Wednesday, November 27, 2013

Bootstrappin' It!


Welcome back to the Gilded Age of bootstraps, grit, gettin' tough, and the beginnings of American plutocracy.

Frank Bruni, the New York Times food aficionado (how very bohemian bourgeois) turned education expert (how very 21st century plutocrat) sounded the alarm for school-children everywhere: get tough or stay stupid! 

Yes, reader, it's time for this year's Horatio Alger speech. We know it well: only through leading lives of excellence, nobly struggling against poverty, and facing adversity will we succeed. When all of the talk of bootstraps, toughness, and grit start flying fast, it's helpful to remember Horatio Alger wrote fictional stories. His characters sometimes succeeded through the help of a benevolent, wealthy person, too. 

In Bruni's version of this timeworn tale, the struggle we must undertake is the "laudable" Common Core. This will save us from becoming a nation of over-privileged (and under-tested!) layabouts. We assume the wealthy person is played by profiteers and plutocrats everywhere, though their helpfulness is questionable.

Bruni trots out the tired complaints that we live in a "cult of self-esteem" as he cites Common Core architect Daniel Coleman who says that the Common Core is so transformative it will transform the very idea of self-esteem.
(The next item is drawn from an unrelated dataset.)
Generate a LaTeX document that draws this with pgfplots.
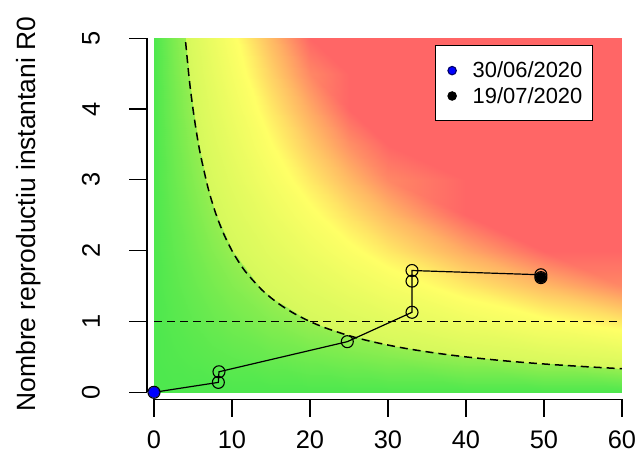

Self-esteem is now newly defined as something only achieved through hard work! 

We wonder what schools Bruni visited. Having spent considerable time in urban, public schools, we can't say students are exactly self-congratulatory. Instead, we have noticed students who:
  • Enter with skills several grade levels below the grade they're currently enrolled in
  • Bring disruptive behavior with them to the classroom
  • Can't concentrate because of lack of food, sleep, or parental presence
  • Seek lots of attention
  • Work several jobs, take care of siblings, and barely stay afloat
Bruni and others of his ilk would call this making excuses, instead of acknowledging the changing reality of urban America. Embedded in Bruni's spare the rod and spoil the child plea is the notion that students need to experience failure or else they won't go anywhere "big and real." 

On the contrary, many students in your average, urban school experience repeated, large failures. Still, they continue to show up with a decent attitude. Perhaps Coleman, et. al. should consider developing a standard for failure that can be demonstrated to be sure kids everywhere work appropriately hard to simply feel secure.

1 comment:

  1. How come nobody in power notices the realities of poverty? This commentary is common knowledge for anyone with more than a few years in a regular, traditional urban public school.